▸ **ENTRIES SHOWN**
==============================

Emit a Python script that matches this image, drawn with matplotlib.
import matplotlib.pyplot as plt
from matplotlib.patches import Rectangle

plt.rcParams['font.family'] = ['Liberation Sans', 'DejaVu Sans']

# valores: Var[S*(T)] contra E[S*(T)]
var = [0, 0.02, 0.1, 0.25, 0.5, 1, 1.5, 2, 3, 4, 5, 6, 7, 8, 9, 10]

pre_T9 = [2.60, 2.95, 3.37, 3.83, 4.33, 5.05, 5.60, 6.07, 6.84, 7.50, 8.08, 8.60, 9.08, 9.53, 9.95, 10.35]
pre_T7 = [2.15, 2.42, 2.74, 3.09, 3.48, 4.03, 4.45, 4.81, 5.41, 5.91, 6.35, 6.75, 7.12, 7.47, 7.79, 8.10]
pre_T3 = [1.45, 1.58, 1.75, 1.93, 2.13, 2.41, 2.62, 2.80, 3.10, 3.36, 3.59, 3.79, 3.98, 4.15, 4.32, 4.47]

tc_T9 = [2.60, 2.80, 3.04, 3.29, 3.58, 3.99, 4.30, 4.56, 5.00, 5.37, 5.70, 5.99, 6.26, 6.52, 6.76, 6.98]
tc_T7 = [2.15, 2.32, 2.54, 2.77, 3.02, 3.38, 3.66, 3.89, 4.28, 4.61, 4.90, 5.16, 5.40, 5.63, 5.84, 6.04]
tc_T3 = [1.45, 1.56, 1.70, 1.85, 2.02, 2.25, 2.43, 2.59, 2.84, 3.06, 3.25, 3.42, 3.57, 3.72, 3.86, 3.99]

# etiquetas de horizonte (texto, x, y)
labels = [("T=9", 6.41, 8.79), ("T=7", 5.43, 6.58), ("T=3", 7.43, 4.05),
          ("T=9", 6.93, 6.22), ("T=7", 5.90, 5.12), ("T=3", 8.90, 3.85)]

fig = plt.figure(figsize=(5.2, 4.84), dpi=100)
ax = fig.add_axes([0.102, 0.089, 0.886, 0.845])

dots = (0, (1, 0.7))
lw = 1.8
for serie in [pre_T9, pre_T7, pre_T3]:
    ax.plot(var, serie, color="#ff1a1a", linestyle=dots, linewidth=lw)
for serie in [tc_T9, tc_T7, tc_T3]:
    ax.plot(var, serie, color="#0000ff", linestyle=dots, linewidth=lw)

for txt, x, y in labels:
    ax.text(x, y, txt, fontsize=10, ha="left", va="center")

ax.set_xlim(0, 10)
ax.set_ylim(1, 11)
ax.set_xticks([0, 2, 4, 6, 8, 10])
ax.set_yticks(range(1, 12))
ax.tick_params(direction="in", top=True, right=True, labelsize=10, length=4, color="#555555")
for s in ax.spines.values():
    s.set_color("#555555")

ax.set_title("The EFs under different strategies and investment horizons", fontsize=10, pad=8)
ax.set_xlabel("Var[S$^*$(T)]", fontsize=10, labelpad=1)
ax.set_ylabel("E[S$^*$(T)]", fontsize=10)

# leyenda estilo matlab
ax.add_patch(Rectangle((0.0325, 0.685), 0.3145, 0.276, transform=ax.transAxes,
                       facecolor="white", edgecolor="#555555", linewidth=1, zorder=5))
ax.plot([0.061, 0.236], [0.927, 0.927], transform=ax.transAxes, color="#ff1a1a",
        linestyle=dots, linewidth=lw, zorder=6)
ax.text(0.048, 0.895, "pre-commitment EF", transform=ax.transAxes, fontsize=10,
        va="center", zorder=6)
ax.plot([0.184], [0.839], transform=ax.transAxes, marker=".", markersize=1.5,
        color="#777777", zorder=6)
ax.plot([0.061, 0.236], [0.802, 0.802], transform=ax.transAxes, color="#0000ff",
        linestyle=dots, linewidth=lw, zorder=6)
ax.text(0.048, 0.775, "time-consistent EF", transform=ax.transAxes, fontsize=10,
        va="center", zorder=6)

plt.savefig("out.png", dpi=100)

==============================

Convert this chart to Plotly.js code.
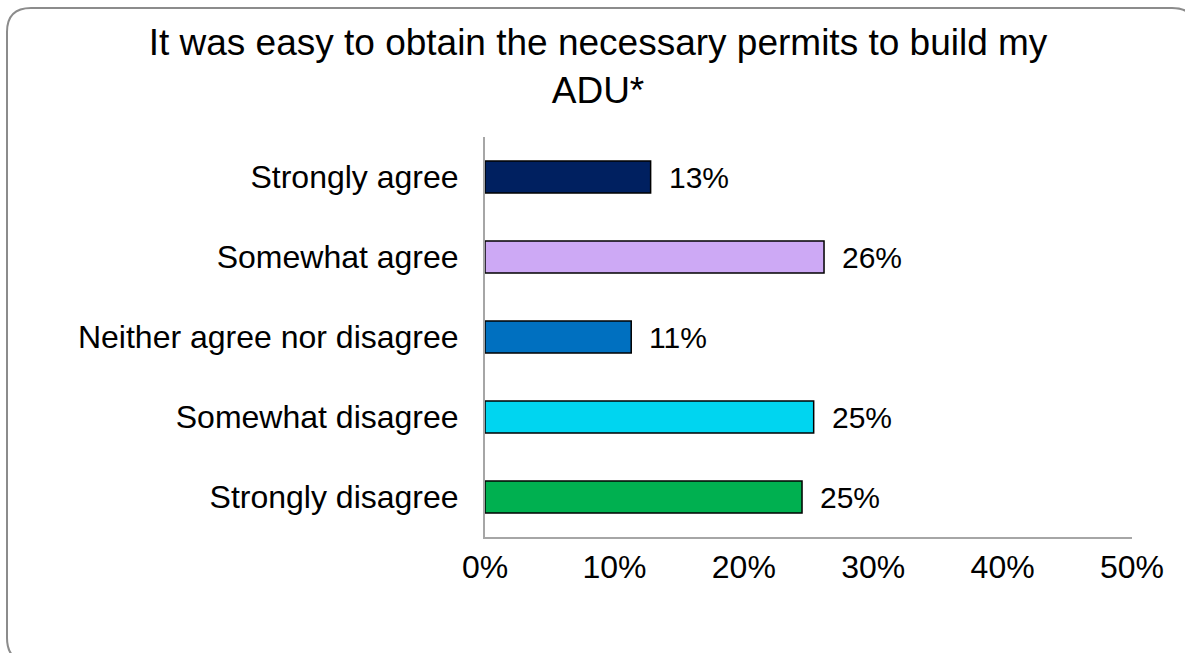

==============================

▸ **WHAT THIS TASK INVOLVES**
Repeat word for word the stretch of lines from the one with "Emit a Python" down to the one with "7, 8, 9, 10]", both included.

▸ **TASK SOLUTION**
Emit a Python script that matches this image, drawn with matplotlib.
import matplotlib.pyplot as plt
from matplotlib.patches import Rectangle

plt.rcParams['font.family'] = ['Liberation Sans', 'DejaVu Sans']

# valores: Var[S*(T)] contra E[S*(T)]
var = [0, 0.02, 0.1, 0.25, 0.5, 1, 1.5, 2, 3, 4, 5, 6, 7, 8, 9, 10]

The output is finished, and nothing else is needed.